Fixing the Leopard install of Python, and virtualenv for the win.

by jesse in ,


So, as a followup to my previous post - PyObjc 2: Leopard, Python 2.5.1 and You. A commenter pointed out that the python.org installation of python only adds a new version of Python to the /Library/Frameworks/ directory - it does not replace the default one in /System/Library/Frameworks/. So, in order to "return" to my "pristine" leopard state, all I actually had to do was remove this line in my .bash_profile (which I hadn't noticed - my .bash_profile is about 250 lines long): PATH="/Library/Frameworks/Python.framework/Versions/Current/bin:${PATH}" Then I simply moved the /Library/Frameworks/Python.framework directory to some other name (just to be anal). The only side-effect being that I "lost" all of my installed python modules in the python.org install's site-packages directory.

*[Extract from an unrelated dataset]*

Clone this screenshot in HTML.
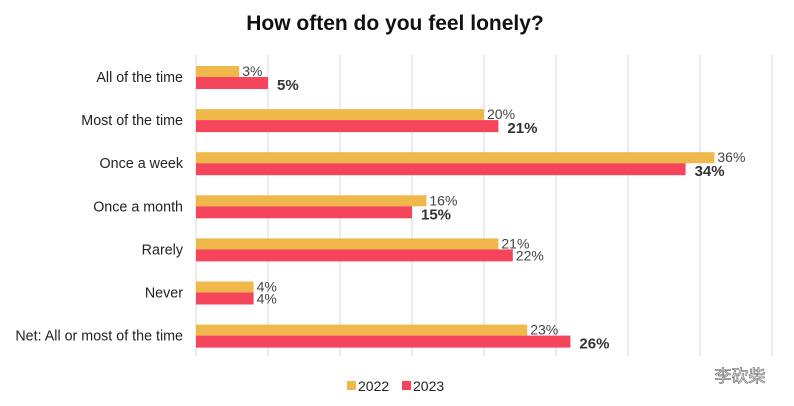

The latter is fine, because I've been meaning to 'clean house' with the cruft I've built up compulsively downloading stuff from pypi and doing other work. Since I'm now dealing with a 'cleaned out' version, I took the chance to clean-install virtualenv and setup a nice /jesse/python_vms directory. I added a 'default' profile that gets auto-loaded on login, and added a few functions to let me switch in-between them. Example: # Python VMs override(s) VMDIR="/Users/jesse/python_vms" DEFAULT_PY_ENV="$VMDIR/default" SANDBOX_PY_ENV="$VMDIR/sandbox" # Load the default python env by, uh, default! . $DEFAULT_PY_ENV/bin/activate pydefault () { . $DEFAULT_PY_ENV/bin/activate; } pysandbox () { . $SANDBOX_PY_ENV/bin/activate; }

In my case, the default profile will only load my work-profile, while my sandbox is going to be where all the pypi modules I tinker with go. The nice thing of course, is that the activate script included with the virtualenv env overrides my default $PATH to make sure the local bin directory is used prior to the main $PATH, which means I don't need to worry about conflicts with the default easy_install that comes with Leopard.

Now I've got the best of all worlds, the default install that has all the leopard pyobjc goodies, and a nice clean sandbox.

Of course, this doesn't even cover the horror which is my /subversion directory - which at last look, I had to write a shell-script wrapper to auto-update the largish number of svn projects I watch/sync.